Copy all of the material exactly. Pictures are not to appear in the copy.

=== COLLECTED DATA ===

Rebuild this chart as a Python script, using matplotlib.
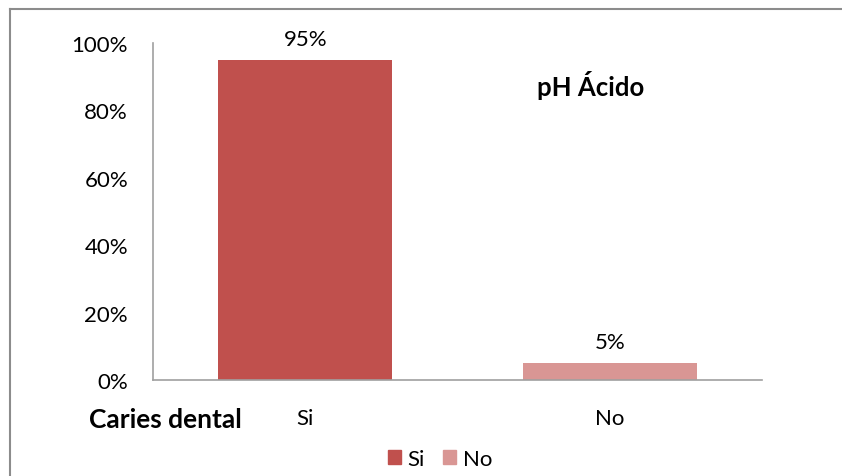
import numpy as np
import matplotlib.pyplot as plt
from matplotlib.patches import Patch
from matplotlib.lines import Line2D

plt.rcParams['font.family'] = ['Lato', 'DejaVu Sans']

categorias = ['Si', 'No']
porcentajes = [95, 5]
colores = ['#C0504D', '#D99694']
yticks = [0, 20, 40, 60, 80, 100]

W, H = 842, 477
fig = plt.figure(figsize=(W / 100, H / 100), dpi=100)
ax = fig.add_axes([153 / W, 1 - 381 / H, (762 - 153) / W, (381 - 44) / H])

x = np.arange(len(categorias))
barras = ax.bar(x, porcentajes, width=0.57, color=colores)
for b, v in zip(barras, porcentajes):
    ax.annotate(f'{v}%', (b.get_x() + b.get_width() / 2, v), xytext=(0, 8),
                textcoords='offset points', ha='center', va='bottom', fontsize=16)

ax.set_xlim(-0.5, 1.5)
ax.set_ylim(0, 100)
ax.set_yticks(yticks)
ax.set_yticklabels([f'{t}%' for t in yticks], fontsize=16)
ax.set_xticks(x)
ax.set_xticklabels(categorias, fontsize=16)
ax.tick_params(length=0)
ax.tick_params(axis='y', pad=18)
ax.tick_params(axis='x', pad=20)
for s in ['top', 'right']:
    ax.spines[s].set_visible(False)
for s in ['left', 'bottom']:
    ax.spines[s].set_color('#A0A0A0')
    ax.spines[s].set_linewidth(1.2)

fig.text(591 / W, 1 - 85 / H, 'pH Ácido', ha='center', va='center',
         fontsize=18.5, fontweight='bold')
fig.text(165 / W, 1 - 420 / H, 'Caries dental', ha='center', va='center',
         fontsize=19, fontweight='bold')

handles = [Patch(color=c) for c in colores]
fig.legend(handles, categorias, loc='center', bbox_to_anchor=(440 / W, 1 - 460 / H),
           ncol=2, frameon=False, fontsize=16, handlelength=0.6, handleheight=0.6,
           handletextpad=0.3, columnspacing=0.8)

# marco del gráfico
fig.add_artist(Line2D([10 / W, 1], [1 - 10 / H, 1 - 10 / H], color='#8C8C8C', lw=1.5))
fig.add_artist(Line2D([10 / W, 10 / W], [0, 1 - 10 / H], color='#8C8C8C', lw=1.5))

fig.savefig('out.png', dpi=100, facecolor='white')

===

## [EXPECTED ANSWER]
Rebuild this chart as a Python script, using matplotlib.
import numpy as np
import matplotlib.pyplot as plt
from matplotlib.patches import Patch
from matplotlib.lines import Line2D

plt.rcParams['font.family'] = ['Lato', 'DejaVu Sans']

categorias = ['Si', 'No']
porcentajes = [95, 5]
colores = ['#C0504D', '#D99694']
yticks = [0, 20, 40, 60, 80, 100]

W, H = 842, 477
fig = plt.figure(figsize=(W / 100, H / 100), dpi=100)
ax = fig.add_axes([153 / W, 1 - 381 / H, (762 - 153) / W, (381 - 44) / H])

x = np.arange(len(categorias))
barras = ax.bar(x, porcentajes, width=0.57, color=colores)
for b, v in zip(barras, porcentajes):
    ax.annotate(f'{v}%', (b.get_x() + b.get_width() / 2, v), xytext=(0, 8),
                textcoords='offset points', ha='center', va='bottom', fontsize=16)

ax.set_xlim(-0.5, 1.5)
ax.set_ylim(0, 100)
ax.set_yticks(yticks)
ax.set_yticklabels([f'{t}%' for t in yticks], fontsize=16)
ax.set_xticks(x)
ax.set_xticklabels(categorias, fontsize=16)
ax.tick_params(length=0)
ax.tick_params(axis='y', pad=18)
ax.tick_params(axis='x', pad=20)
for s in ['top', 'right']:
    ax.spines[s].set_visible(False)
for s in ['left', 'bottom']:
    ax.spines[s].set_color('#A0A0A0')
    ax.spines[s].set_linewidth(1.2)

fig.text(591 / W, 1 - 85 / H, 'pH Ácido', ha='center', va='center',
         fontsize=18.5, fontweight='bold')
fig.text(165 / W, 1 - 420 / H, 'Caries dental', ha='center', va='center',
         fontsize=19, fontweight='bold')

handles = [Patch(color=c) for c in colores]
fig.legend(handles, categorias, loc='center', bbox_to_anchor=(440 / W, 1 - 460 / H),
           ncol=2, frameon=False, fontsize=16, handlelength=0.6, handleheight=0.6,
           handletextpad=0.3, columnspacing=0.8)

# marco del gráfico
fig.add_artist(Line2D([10 / W, 1], [1 - 10 / H, 1 - 10 / H], color='#8C8C8C', lw=1.5))
fig.add_artist(Line2D([10 / W, 10 / W], [0, 1 - 10 / H], color='#8C8C8C', lw=1.5))

fig.savefig('out.png', dpi=100, facecolor='white')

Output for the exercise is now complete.